* [What needs to be done]
Quote all of the data exactly as given. Skip every picture it contains.

* [Data block]
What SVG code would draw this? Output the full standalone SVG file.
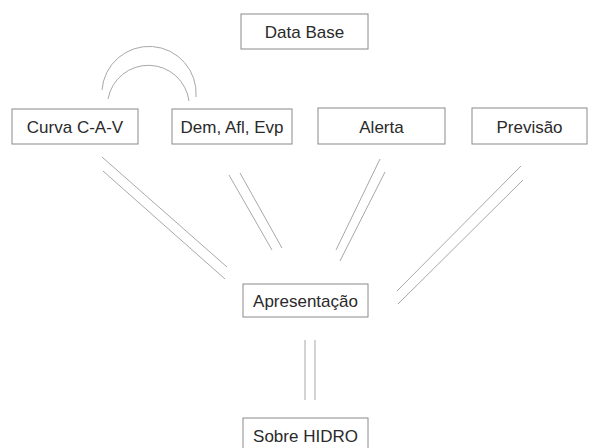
<svg xmlns="http://www.w3.org/2000/svg" width="589" height="448" viewBox="0 0 589 448">
<style>
.box{fill:#fff;stroke:#8a8a8a;stroke-width:1}
.lbl{font-family:"Liberation Sans","DejaVu Sans",sans-serif;font-size:17px;fill:#2a2a2a;text-anchor:middle}
.c{fill:none;stroke:#a8a8a8;stroke-width:1}
</style>
<rect width="589" height="448" fill="#fff"/>
<g id="connectors">
<path class="c" d="M102,90 A47,47 0 0 1 196,97"/>
<path class="c" d="M108,99 A41,41 0 0 1 189,101"/>
<line class="c" x1="102" y1="157" x2="227" y2="267"/>
<line class="c" x1="103" y1="171" x2="225" y2="279"/>
<line class="c" x1="229" y1="175" x2="272" y2="250"/>
<line class="c" x1="240" y1="173" x2="282" y2="248"/>
<line class="c" x1="380" y1="159" x2="336" y2="250"/>
<line class="c" x1="385" y1="172" x2="340" y2="261"/>
<line class="c" x1="521" y1="166" x2="397" y2="291"/>
<line class="c" x1="523" y1="180" x2="398" y2="304"/>
<line class="c" x1="305" y1="340" x2="305" y2="400"/>
<line class="c" x1="315" y1="340" x2="315" y2="400"/>
</g>
<g id="n-database"><rect class="box" x="241" y="14" width="127" height="35"/><text class="lbl" x="304.5" y="37.5">Data Base</text></g>
<g id="n-curva"><rect class="box" x="12" y="109" width="126" height="35"/><text class="lbl" x="75" y="132.5">Curva C-A-V</text></g>
<g id="n-dem"><rect class="box" x="172" y="109" width="120" height="35"/><text class="lbl" x="232" y="132.5">Dem, Afl, Evp</text></g>
<g id="n-alerta"><rect class="box" x="318" y="108" width="127" height="36"/><text class="lbl" x="381.5" y="132.5">Alerta</text></g>
<g id="n-previsao"><rect class="box" x="472" y="108" width="115" height="36"/><text class="lbl" x="529.5" y="132.5">Previsão</text></g>
<g id="n-apresentacao"><rect class="box" x="243" y="284" width="125" height="33"/><text class="lbl" x="305.5" y="306.5">Apresentação</text></g>
<g id="n-sobre"><rect class="box" x="243" y="418" width="125" height="34"/><text class="lbl" x="305.5" y="441.5">Sobre HIDRO</text></g>
</svg>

* [Result of this exercise]
What SVG code would draw this? Output the full standalone SVG file.
<svg xmlns="http://www.w3.org/2000/svg" width="589" height="448" viewBox="0 0 589 448">
<style>
.box{fill:#fff;stroke:#8a8a8a;stroke-width:1}
.lbl{font-family:"Liberation Sans","DejaVu Sans",sans-serif;font-size:17px;fill:#2a2a2a;text-anchor:middle}
.c{fill:none;stroke:#a8a8a8;stroke-width:1}
</style>
<rect width="589" height="448" fill="#fff"/>
<g id="connectors">
<path class="c" d="M102,90 A47,47 0 0 1 196,97"/>
<path class="c" d="M108,99 A41,41 0 0 1 189,101"/>
<line class="c" x1="102" y1="157" x2="227" y2="267"/>
<line class="c" x1="103" y1="171" x2="225" y2="279"/>
<line class="c" x1="229" y1="175" x2="272" y2="250"/>
<line class="c" x1="240" y1="173" x2="282" y2="248"/>
<line class="c" x1="380" y1="159" x2="336" y2="250"/>
<line class="c" x1="385" y1="172" x2="340" y2="261"/>
<line class="c" x1="521" y1="166" x2="397" y2="291"/>
<line class="c" x1="523" y1="180" x2="398" y2="304"/>
<line class="c" x1="305" y1="340" x2="305" y2="400"/>
<line class="c" x1="315" y1="340" x2="315" y2="400"/>
</g>
<g id="n-database"><rect class="box" x="241" y="14" width="127" height="35"/><text class="lbl" x="304.5" y="37.5">Data Base</text></g>
<g id="n-curva"><rect class="box" x="12" y="109" width="126" height="35"/><text class="lbl" x="75" y="132.5">Curva C-A-V</text></g>
<g id="n-dem"><rect class="box" x="172" y="109" width="120" height="35"/><text class="lbl" x="232" y="132.5">Dem, Afl, Evp</text></g>
<g id="n-alerta"><rect class="box" x="318" y="108" width="127" height="36"/><text class="lbl" x="381.5" y="132.5">Alerta</text></g>
<g id="n-previsao"><rect class="box" x="472" y="108" width="115" height="36"/><text class="lbl" x="529.5" y="132.5">Previsão</text></g>
<g id="n-apresentacao"><rect class="box" x="243" y="284" width="125" height="33"/><text class="lbl" x="305.5" y="306.5">Apresentação</text></g>
<g id="n-sobre"><rect class="box" x="243" y="418" width="125" height="34"/><text class="lbl" x="305.5" y="441.5">Sobre HIDRO</text></g>
</svg>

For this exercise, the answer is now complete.